- [Dataset excerpt]

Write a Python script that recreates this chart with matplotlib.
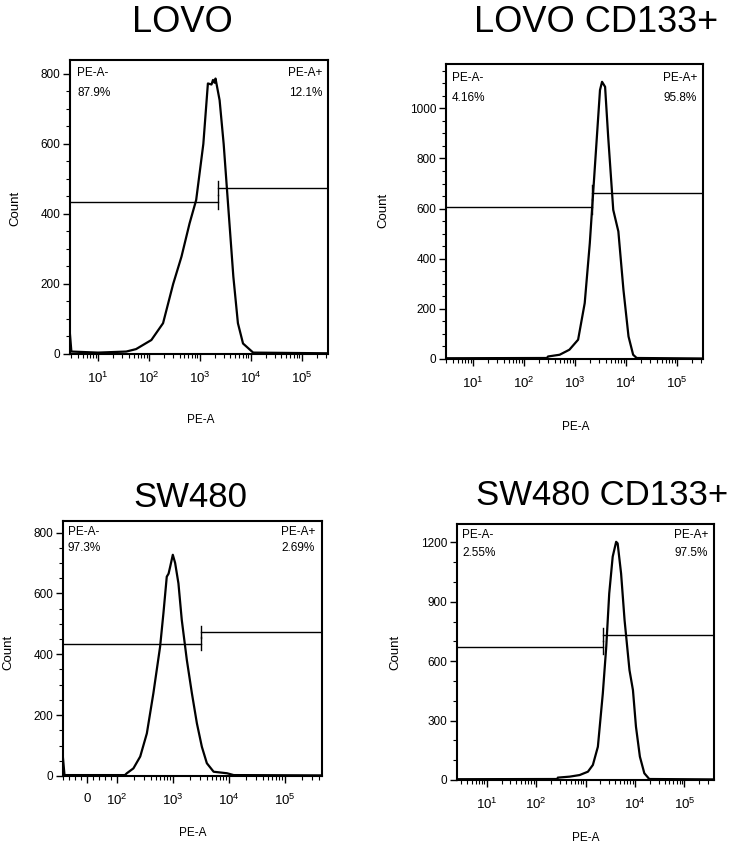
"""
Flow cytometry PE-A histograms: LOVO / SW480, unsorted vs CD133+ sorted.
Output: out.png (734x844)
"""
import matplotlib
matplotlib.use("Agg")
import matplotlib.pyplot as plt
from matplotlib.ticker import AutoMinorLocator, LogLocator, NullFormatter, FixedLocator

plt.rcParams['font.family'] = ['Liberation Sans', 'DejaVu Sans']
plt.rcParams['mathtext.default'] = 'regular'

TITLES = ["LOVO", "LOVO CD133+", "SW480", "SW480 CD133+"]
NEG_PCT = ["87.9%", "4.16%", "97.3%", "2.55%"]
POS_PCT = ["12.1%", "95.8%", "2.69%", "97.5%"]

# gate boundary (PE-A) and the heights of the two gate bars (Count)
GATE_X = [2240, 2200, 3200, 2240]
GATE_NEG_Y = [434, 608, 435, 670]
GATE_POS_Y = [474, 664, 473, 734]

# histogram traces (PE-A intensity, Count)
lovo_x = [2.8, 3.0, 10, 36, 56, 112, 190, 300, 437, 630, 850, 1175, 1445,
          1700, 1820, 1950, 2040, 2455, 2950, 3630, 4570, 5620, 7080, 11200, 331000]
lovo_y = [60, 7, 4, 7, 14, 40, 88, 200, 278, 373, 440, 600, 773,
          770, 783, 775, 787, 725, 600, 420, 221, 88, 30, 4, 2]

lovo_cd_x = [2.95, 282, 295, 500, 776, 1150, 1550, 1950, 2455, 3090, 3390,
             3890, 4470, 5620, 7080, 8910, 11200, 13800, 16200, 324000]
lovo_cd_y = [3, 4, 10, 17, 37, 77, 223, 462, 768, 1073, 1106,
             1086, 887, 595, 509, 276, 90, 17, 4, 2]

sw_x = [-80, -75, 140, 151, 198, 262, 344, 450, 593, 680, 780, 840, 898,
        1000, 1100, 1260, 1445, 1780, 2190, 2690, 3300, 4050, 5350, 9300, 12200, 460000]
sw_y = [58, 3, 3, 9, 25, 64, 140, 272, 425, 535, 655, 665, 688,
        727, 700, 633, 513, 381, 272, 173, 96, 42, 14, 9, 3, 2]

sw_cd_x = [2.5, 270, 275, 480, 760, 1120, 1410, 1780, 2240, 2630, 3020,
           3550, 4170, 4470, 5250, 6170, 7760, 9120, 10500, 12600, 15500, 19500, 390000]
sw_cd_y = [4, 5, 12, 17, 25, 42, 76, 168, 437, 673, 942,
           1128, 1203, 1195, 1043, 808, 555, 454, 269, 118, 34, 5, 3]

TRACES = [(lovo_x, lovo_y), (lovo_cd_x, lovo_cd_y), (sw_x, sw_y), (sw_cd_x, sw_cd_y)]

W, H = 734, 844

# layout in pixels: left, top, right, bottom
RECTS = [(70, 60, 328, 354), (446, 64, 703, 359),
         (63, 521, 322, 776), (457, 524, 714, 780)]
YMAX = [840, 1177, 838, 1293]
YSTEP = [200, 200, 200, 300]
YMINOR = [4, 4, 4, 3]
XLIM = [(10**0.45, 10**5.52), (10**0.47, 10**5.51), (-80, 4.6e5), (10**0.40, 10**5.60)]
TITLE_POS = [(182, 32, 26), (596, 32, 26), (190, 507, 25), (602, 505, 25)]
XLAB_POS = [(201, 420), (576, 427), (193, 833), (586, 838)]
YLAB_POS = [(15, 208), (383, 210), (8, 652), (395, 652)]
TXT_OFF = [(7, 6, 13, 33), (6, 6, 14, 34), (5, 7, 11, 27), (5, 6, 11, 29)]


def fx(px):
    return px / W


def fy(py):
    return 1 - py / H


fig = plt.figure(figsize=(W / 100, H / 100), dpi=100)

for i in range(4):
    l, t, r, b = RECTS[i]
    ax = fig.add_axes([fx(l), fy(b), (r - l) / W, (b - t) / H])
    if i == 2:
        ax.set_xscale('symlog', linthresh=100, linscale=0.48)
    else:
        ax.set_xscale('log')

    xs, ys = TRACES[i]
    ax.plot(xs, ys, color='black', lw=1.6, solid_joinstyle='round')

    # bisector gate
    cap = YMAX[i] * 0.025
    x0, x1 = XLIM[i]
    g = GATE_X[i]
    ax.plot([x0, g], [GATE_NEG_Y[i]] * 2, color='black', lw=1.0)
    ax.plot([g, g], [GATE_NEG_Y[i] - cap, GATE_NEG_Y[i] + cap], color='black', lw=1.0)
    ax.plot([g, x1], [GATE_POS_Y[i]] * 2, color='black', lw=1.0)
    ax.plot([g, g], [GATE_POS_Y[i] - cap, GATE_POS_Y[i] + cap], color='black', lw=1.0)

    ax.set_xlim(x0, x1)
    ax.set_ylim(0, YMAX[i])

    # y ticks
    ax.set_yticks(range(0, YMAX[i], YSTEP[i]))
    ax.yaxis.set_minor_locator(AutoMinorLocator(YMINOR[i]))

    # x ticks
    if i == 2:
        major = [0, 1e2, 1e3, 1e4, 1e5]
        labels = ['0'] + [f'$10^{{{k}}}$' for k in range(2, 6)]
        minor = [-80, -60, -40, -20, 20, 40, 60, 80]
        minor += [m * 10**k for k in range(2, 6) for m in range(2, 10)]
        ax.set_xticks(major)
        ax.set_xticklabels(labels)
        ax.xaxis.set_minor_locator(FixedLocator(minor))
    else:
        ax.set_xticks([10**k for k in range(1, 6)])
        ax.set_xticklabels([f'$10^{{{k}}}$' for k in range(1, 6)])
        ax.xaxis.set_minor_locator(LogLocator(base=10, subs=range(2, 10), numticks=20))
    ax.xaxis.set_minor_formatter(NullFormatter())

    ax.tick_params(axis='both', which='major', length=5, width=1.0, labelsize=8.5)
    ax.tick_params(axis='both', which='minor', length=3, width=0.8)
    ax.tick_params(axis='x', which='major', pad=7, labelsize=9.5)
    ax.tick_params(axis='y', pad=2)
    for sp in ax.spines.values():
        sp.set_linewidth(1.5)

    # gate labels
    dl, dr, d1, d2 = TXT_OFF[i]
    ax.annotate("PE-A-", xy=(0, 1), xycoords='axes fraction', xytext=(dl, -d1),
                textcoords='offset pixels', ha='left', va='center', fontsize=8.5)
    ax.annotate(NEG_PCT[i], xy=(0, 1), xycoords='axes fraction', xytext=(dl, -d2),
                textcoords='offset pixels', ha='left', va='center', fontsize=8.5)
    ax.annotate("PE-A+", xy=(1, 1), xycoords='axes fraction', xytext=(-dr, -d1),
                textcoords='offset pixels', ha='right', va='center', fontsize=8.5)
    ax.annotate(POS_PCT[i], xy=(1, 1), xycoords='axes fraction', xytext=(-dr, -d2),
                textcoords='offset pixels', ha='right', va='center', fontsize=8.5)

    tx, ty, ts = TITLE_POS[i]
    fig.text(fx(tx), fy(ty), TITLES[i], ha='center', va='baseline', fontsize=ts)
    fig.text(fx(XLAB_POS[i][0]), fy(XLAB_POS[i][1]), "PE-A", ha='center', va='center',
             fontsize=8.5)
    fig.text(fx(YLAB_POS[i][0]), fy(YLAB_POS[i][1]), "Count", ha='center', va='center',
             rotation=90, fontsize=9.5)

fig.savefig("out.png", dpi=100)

- [Brief]
Give again, exactly, the lines from the start of the data through the one holding "88, 30, 4, 2]"; omit the pictures.

- [Output for this exercise]
Write a Python script that recreates this chart with matplotlib.
"""
Flow cytometry PE-A histograms: LOVO / SW480, unsorted vs CD133+ sorted.
Output: out.png (734x844)
"""
import matplotlib
matplotlib.use("Agg")
import matplotlib.pyplot as plt
from matplotlib.ticker import AutoMinorLocator, LogLocator, NullFormatter, FixedLocator

plt.rcParams['font.family'] = ['Liberation Sans', 'DejaVu Sans']
plt.rcParams['mathtext.default'] = 'regular'

TITLES = ["LOVO", "LOVO CD133+", "SW480", "SW480 CD133+"]
NEG_PCT = ["87.9%", "4.16%", "97.3%", "2.55%"]
POS_PCT = ["12.1%", "95.8%", "2.69%", "97.5%"]

# gate boundary (PE-A) and the heights of the two gate bars (Count)
GATE_X = [2240, 2200, 3200, 2240]
GATE_NEG_Y = [434, 608, 435, 670]
GATE_POS_Y = [474, 664, 473, 734]

# histogram traces (PE-A intensity, Count)
lovo_x = [2.8, 3.0, 10, 36, 56, 112, 190, 300, 437, 630, 850, 1175, 1445,
          1700, 1820, 1950, 2040, 2455, 2950, 3630, 4570, 5620, 7080, 11200, 331000]
lovo_y = [60, 7, 4, 7, 14, 40, 88, 200, 278, 373, 440, 600, 773,
          770, 783, 775, 787, 725, 600, 420, 221, 88, 30, 4, 2]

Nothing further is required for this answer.